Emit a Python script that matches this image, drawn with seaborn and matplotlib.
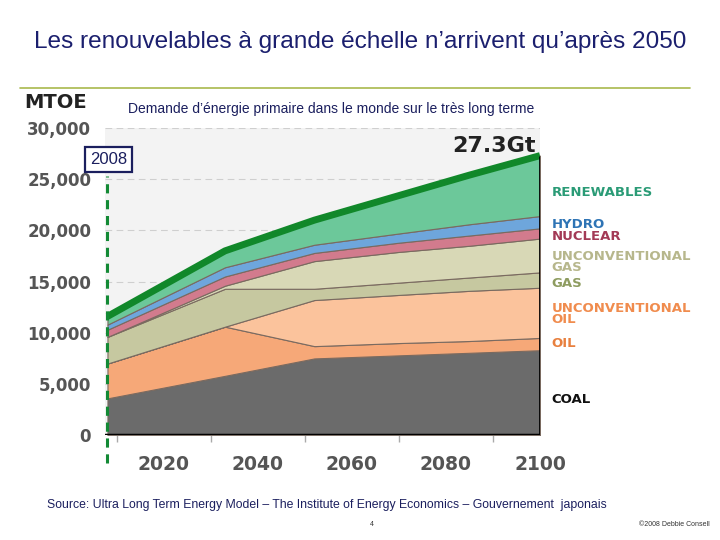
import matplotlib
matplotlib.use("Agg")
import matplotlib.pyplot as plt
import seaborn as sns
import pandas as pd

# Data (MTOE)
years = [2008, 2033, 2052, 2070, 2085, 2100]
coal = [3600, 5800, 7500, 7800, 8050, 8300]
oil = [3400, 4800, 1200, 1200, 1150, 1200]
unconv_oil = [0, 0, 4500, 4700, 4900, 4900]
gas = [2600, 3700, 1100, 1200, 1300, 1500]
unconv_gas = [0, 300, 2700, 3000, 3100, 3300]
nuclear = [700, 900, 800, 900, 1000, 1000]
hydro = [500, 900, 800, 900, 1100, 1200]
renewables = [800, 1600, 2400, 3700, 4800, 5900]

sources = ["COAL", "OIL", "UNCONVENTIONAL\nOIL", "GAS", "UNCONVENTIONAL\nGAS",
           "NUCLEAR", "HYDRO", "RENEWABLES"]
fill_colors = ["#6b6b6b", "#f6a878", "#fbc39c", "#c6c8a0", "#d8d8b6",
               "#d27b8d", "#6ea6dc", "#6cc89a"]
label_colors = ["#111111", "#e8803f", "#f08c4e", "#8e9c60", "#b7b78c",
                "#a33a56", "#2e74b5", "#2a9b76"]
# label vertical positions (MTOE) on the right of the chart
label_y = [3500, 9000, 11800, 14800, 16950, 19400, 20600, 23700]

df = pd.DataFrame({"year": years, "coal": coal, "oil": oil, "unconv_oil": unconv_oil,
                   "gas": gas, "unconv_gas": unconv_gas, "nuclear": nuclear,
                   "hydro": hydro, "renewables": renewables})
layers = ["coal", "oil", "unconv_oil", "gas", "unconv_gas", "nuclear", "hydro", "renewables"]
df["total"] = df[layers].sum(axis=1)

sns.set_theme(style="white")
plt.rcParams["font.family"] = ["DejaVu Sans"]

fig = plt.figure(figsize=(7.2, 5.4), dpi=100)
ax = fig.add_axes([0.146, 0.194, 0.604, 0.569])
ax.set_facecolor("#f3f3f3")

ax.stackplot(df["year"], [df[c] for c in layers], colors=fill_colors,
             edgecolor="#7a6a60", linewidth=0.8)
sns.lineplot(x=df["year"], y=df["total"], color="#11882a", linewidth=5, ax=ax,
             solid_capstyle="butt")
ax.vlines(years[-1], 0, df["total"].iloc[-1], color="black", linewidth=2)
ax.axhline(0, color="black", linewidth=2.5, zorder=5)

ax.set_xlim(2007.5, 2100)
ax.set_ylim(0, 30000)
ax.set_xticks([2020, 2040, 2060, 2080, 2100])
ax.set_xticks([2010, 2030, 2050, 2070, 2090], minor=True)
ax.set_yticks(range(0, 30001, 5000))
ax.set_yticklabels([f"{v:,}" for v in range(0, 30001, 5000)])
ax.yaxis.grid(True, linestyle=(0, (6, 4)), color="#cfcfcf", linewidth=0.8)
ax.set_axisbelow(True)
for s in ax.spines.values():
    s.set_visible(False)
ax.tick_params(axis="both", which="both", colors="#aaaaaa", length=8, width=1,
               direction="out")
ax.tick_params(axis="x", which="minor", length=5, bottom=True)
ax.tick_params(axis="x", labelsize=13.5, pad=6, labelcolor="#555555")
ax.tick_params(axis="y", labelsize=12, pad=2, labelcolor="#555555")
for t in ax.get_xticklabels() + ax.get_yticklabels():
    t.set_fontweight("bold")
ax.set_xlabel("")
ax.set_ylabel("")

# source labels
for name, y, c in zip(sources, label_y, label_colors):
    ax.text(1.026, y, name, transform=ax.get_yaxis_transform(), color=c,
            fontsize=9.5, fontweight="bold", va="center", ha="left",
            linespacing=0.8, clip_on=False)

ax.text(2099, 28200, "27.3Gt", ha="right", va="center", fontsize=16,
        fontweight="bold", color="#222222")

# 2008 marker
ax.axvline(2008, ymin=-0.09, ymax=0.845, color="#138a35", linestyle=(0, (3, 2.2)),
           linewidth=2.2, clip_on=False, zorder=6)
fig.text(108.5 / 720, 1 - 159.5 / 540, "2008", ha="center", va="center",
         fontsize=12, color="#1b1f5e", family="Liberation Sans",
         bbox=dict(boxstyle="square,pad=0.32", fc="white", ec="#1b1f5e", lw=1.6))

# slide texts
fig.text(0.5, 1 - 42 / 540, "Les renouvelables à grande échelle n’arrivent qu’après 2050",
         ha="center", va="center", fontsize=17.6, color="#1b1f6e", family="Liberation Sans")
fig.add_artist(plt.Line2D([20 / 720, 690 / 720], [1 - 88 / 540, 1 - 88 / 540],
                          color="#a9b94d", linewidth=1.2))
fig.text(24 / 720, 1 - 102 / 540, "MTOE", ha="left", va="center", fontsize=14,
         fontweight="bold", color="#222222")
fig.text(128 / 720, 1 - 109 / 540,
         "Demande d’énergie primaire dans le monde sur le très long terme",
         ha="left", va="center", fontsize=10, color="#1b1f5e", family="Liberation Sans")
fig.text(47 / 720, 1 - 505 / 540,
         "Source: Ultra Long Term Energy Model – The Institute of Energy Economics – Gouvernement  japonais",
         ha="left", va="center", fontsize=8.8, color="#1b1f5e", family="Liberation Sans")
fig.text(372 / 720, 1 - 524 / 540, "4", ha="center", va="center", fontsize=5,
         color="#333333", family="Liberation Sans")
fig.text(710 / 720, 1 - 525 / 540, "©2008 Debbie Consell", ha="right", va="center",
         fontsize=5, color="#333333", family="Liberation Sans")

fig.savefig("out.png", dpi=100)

□ □ □ □ □

INSTRUCTIONS TO FOLLOW:
From the material above, reproduce everything verbatim except the pictures.

SOLUTION TO THIS PROBLEM:
Emit a Python script that matches this image, drawn with seaborn and matplotlib.
import matplotlib
matplotlib.use("Agg")
import matplotlib.pyplot as plt
import seaborn as sns
import pandas as pd

# Data (MTOE)
years = [2008, 2033, 2052, 2070, 2085, 2100]
coal = [3600, 5800, 7500, 7800, 8050, 8300]
oil = [3400, 4800, 1200, 1200, 1150, 1200]
unconv_oil = [0, 0, 4500, 4700, 4900, 4900]
gas = [2600, 3700, 1100, 1200, 1300, 1500]
unconv_gas = [0, 300, 2700, 3000, 3100, 3300]
nuclear = [700, 900, 800, 900, 1000, 1000]
hydro = [500, 900, 800, 900, 1100, 1200]
renewables = [800, 1600, 2400, 3700, 4800, 5900]

sources = ["COAL", "OIL", "UNCONVENTIONAL\nOIL", "GAS", "UNCONVENTIONAL\nGAS",
           "NUCLEAR", "HYDRO", "RENEWABLES"]
fill_colors = ["#6b6b6b", "#f6a878", "#fbc39c", "#c6c8a0", "#d8d8b6",
               "#d27b8d", "#6ea6dc", "#6cc89a"]
label_colors = ["#111111", "#e8803f", "#f08c4e", "#8e9c60", "#b7b78c",
                "#a33a56", "#2e74b5", "#2a9b76"]
# label vertical positions (MTOE) on the right of the chart
label_y = [3500, 9000, 11800, 14800, 16950, 19400, 20600, 23700]

df = pd.DataFrame({"year": years, "coal": coal, "oil": oil, "unconv_oil": unconv_oil,
                   "gas": gas, "unconv_gas": unconv_gas, "nuclear": nuclear,
                   "hydro": hydro, "renewables": renewables})
layers = ["coal", "oil", "unconv_oil", "gas", "unconv_gas", "nuclear", "hydro", "renewables"]
df["total"] = df[layers].sum(axis=1)

sns.set_theme(style="white")
plt.rcParams["font.family"] = ["DejaVu Sans"]

fig = plt.figure(figsize=(7.2, 5.4), dpi=100)
ax = fig.add_axes([0.146, 0.194, 0.604, 0.569])
ax.set_facecolor("#f3f3f3")

ax.stackplot(df["year"], [df[c] for c in layers], colors=fill_colors,
             edgecolor="#7a6a60", linewidth=0.8)
sns.lineplot(x=df["year"], y=df["total"], color="#11882a", linewidth=5, ax=ax,
             solid_capstyle="butt")
ax.vlines(years[-1], 0, df["total"].iloc[-1], color="black", linewidth=2)
ax.axhline(0, color="black", linewidth=2.5, zorder=5)

ax.set_xlim(2007.5, 2100)
ax.set_ylim(0, 30000)
ax.set_xticks([2020, 2040, 2060, 2080, 2100])
ax.set_xticks([2010, 2030, 2050, 2070, 2090], minor=True)
ax.set_yticks(range(0, 30001, 5000))
ax.set_yticklabels([f"{v:,}" for v in range(0, 30001, 5000)])
ax.yaxis.grid(True, linestyle=(0, (6, 4)), color="#cfcfcf", linewidth=0.8)
ax.set_axisbelow(True)
for s in ax.spines.values():
    s.set_visible(False)
ax.tick_params(axis="both", which="both", colors="#aaaaaa", length=8, width=1,
               direction="out")
ax.tick_params(axis="x", which="minor", length=5, bottom=True)
ax.tick_params(axis="x", labelsize=13.5, pad=6, labelcolor="#555555")
ax.tick_params(axis="y", labelsize=12, pad=2, labelcolor="#555555")
for t in ax.get_xticklabels() + ax.get_yticklabels():
    t.set_fontweight("bold")
ax.set_xlabel("")
ax.set_ylabel("")

# source labels
for name, y, c in zip(sources, label_y, label_colors):
    ax.text(1.026, y, name, transform=ax.get_yaxis_transform(), color=c,
            fontsize=9.5, fontweight="bold", va="center", ha="left",
            linespacing=0.8, clip_on=False)

ax.text(2099, 28200, "27.3Gt", ha="right", va="center", fontsize=16,
        fontweight="bold", color="#222222")

# 2008 marker
ax.axvline(2008, ymin=-0.09, ymax=0.845, color="#138a35", linestyle=(0, (3, 2.2)),
           linewidth=2.2, clip_on=False, zorder=6)
fig.text(108.5 / 720, 1 - 159.5 / 540, "2008", ha="center", va="center",
         fontsize=12, color="#1b1f5e", family="Liberation Sans",
         bbox=dict(boxstyle="square,pad=0.32", fc="white", ec="#1b1f5e", lw=1.6))

# slide texts
fig.text(0.5, 1 - 42 / 540, "Les renouvelables à grande échelle n’arrivent qu’après 2050",
         ha="center", va="center", fontsize=17.6, color="#1b1f6e", family="Liberation Sans")
fig.add_artist(plt.Line2D([20 / 720, 690 / 720], [1 - 88 / 540, 1 - 88 / 540],
                          color="#a9b94d", linewidth=1.2))
fig.text(24 / 720, 1 - 102 / 540, "MTOE", ha="left", va="center", fontsize=14,
         fontweight="bold", color="#222222")
fig.text(128 / 720, 1 - 109 / 540,
         "Demande d’énergie primaire dans le monde sur le très long terme",
         ha="left", va="center", fontsize=10, color="#1b1f5e", family="Liberation Sans")
fig.text(47 / 720, 1 - 505 / 540,
         "Source: Ultra Long Term Energy Model – The Institute of Energy Economics – Gouvernement  japonais",
         ha="left", va="center", fontsize=8.8, color="#1b1f5e", family="Liberation Sans")
fig.text(372 / 720, 1 - 524 / 540, "4", ha="center", va="center", fontsize=5,
         color="#333333", family="Liberation Sans")
fig.text(710 / 720, 1 - 525 / 540, "©2008 Debbie Consell", ha="right", va="center",
         fontsize=5, color="#333333", family="Liberation Sans")

fig.savefig("out.png", dpi=100)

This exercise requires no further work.